The best time to climb Mount Tai is from May to November. Although you might get sweaty during the climb, the temperature drops fast when you approach the summit, and the weather up there is unpredictable. One convenience on offer is that you can rent a thick coat at the top for a few dollars, rather than lugging one up yourself.
There are four trails leading up to the summit, starting at the four entrances of Hongmen, Tianwaicun, Taohuayu and Tianzhufeng. Among them, Hongmen is the most popular as its route has well-built stone steps all the way up, and many cultural points of interest. On the Hongmen route, a total of 6,660 steep stone steps wind their way up to the South Heaven Gate, offering views of lush forest, stark cliffs and rushing streams. The climb is not too challenging if you go slowly and take plenty of breaks. It should take about six hours, perhaps less if you are particularly fit.
The toughest section is a tight staircase, the Shibapan or Eighteen Mountain Bend, in which one ascends 400 meters up 1,827 narrow stone steps. Cliffs emblazed with inscriptions rise on both sides, which makes it appear like a stairway to heaven, echoing the mountain’s ancient title as “a heaven that leads to the throne.” It takes about an hour for an average climber to finish.
Feel free to travel light, as the mountain is quite commercialized. You will never be too far away from your next vendor selling walking sticks, T-shirts, bags, bottled water and all kinds of snacks like raw cucumbers, freshly made Shandong-style scallion wraps, ice cream and even dumplings. Indeed, at the top of the mountain, a whole food street awaits you with milk tea shops, multiple restaurants, fried chicken steak and burger stands, souvenir shops and even hotels for those who want to go straight back to bed after enjoying the sunrise.
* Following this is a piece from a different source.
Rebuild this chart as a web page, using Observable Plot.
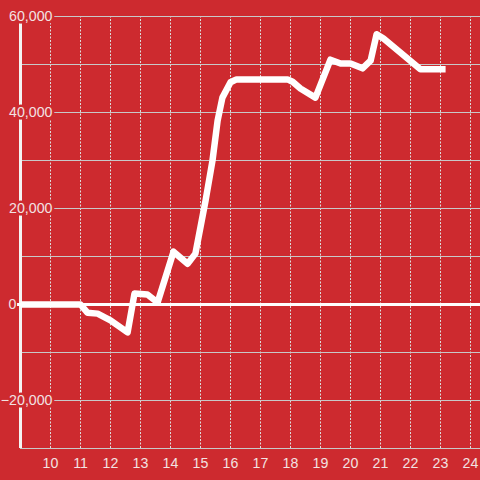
<!DOCTYPE html>
<html>
<head>
<meta charset="utf-8">
<script src="https://cdn.jsdelivr.net/npm/d3@7"></script>
<script src="https://cdn.jsdelivr.net/npm/@observablehq/plot@0.6"></script>
<style>
  html, body { margin: 0; padding: 0; background: #cd2a2f; }
  #chart { width: 480px; height: 480px; }
</style>
</head>
<body>
<div id="chart"></div>
<script>
const xValues = [9, 11, 11.23, 11.57, 12, 12.57, 12.8, 13.23, 13.57, 14.1, 14.57, 14.83, 15.17, 15.4, 15.57, 15.73, 16, 16.2, 17.9, 18.07, 18.33, 18.83, 19.33, 19.67, 20, 20.4, 20.67, 20.87, 21.1, 22.33, 23.17];
const yValues = [0, 0, -1700, -1900, -3300, -5800, 2300, 2100, 400, 11000, 8500, 10600, 21700, 30000, 38300, 43100, 46300, 46900, 46900, 46400, 45000, 43100, 51000, 50200, 50200, 49200, 50800, 56300, 55400, 49000, 49000];
const xTicks = [10, 11, 12, 13, 14, 15, 16, 17, 18, 19, 20, 21, 22, 23, 24];
const yGrid = [-30000, -20000, -10000, 0, 10000, 20000, 30000, 40000, 50000, 60000];
const yLabels = [-20000, 20000, 40000, 60000];
const yZeroLabel = [0];

const data = xValues.map((x, i) => ({x, y: yValues[i]}));
const red = "#cd2a2f";
const textColor = "#f2e2e2";
const fmt = d3.format(",");

const chart = Plot.plot({
  width: 480,
  height: 480,
  marginLeft: 20,
  marginRight: 0,
  marginTop: 16,
  marginBottom: 32,
  style: {background: red, fontFamily: "'Liberation Sans', Arial, sans-serif"},
  x: {domain: [9, 24.333], axis: null},
  y: {domain: [-30000, 60000], axis: null},
  marks: [
    Plot.ruleX(xTicks, {y1: -30000, y2: 60000, stroke: "#dcdcdc", strokeWidth: 1, strokeDasharray: "2,1.5"}),
    Plot.ruleY(yGrid, {stroke: "#c8c8c8", strokeWidth: 1}),
    Plot.ruleX([9], {y1: -30000, y2: 60000, stroke: "#f4f4f4", strokeWidth: 3}),
    Plot.ruleY([0], {x1: 8.9, x2: 24.333, stroke: "white", strokeWidth: 3}),
    Plot.line(data, {x: "x", y: "y", stroke: "white", strokeWidth: 6.5, strokeLinecap: "butt", strokeLinejoin: "round"}),
    Plot.text(yLabels, {y: d => d, text: d => fmt(d), frameAnchor: "left", dx: 32, textAnchor: "end",
      fill: textColor, stroke: red, strokeWidth: 5, fontSize: 14.2}),
    Plot.text(yZeroLabel, {y: d => d, text: d => fmt(d), frameAnchor: "left", dx: -4, textAnchor: "end",
      fill: textColor, stroke: red, strokeWidth: 2, fontSize: 14.2}),
    Plot.text(xTicks, {x: d => d, text: d => String(d), frameAnchor: "bottom", dy: 19,
      fill: textColor, fontSize: 14.2})
  ]
});
document.getElementById("chart").appendChild(chart);
</script>
</body>
</html>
Besides sightseeing and working up a good sweat, people come from afar to worship. You will see people praying to different gods for fortune, good health, marriage and fertility, making offerings such as fruits and nuts. Other than the Jade Emperor Peak, significant temples include Daimiao Temple, which means the God of Mount Tai at the foot of the mountain, which is now used as the museum of Tai’an City. It is the largest and most complete ancient building complex in the area. And Bixia Temple, which is dedicated to the Daoist goddess Bixia, or Blue Dawn.
If you are familiar with Mount Tai, you may have also seen clips on social media of exhausted hikers, legs wobbling like baby deer as they struggle down the mountain after the arduous climb up steps they are not used to. The easiest way to avoid this fate is to avoid walking down the mountain. From the peak, you can get one of two scenic cable cars down to one of the mountainside coach stations, where you can catch a ride to an exit. From there, you can hail a cab into town.
You will likely want to spend at least one night in Tai’an, and it is worth rewarding yourself with some local specialties after the day’s hiking. Local specialties include crispy Tai’an pancakes, which have a slightly sour flavor from fermented grain, a fresh “three beauties” soup made with high-quality cabbage, tender tofu and sweet spring water, and fried chicken marinated in rich, salty sauce with green chili, crispy ginger and garlic.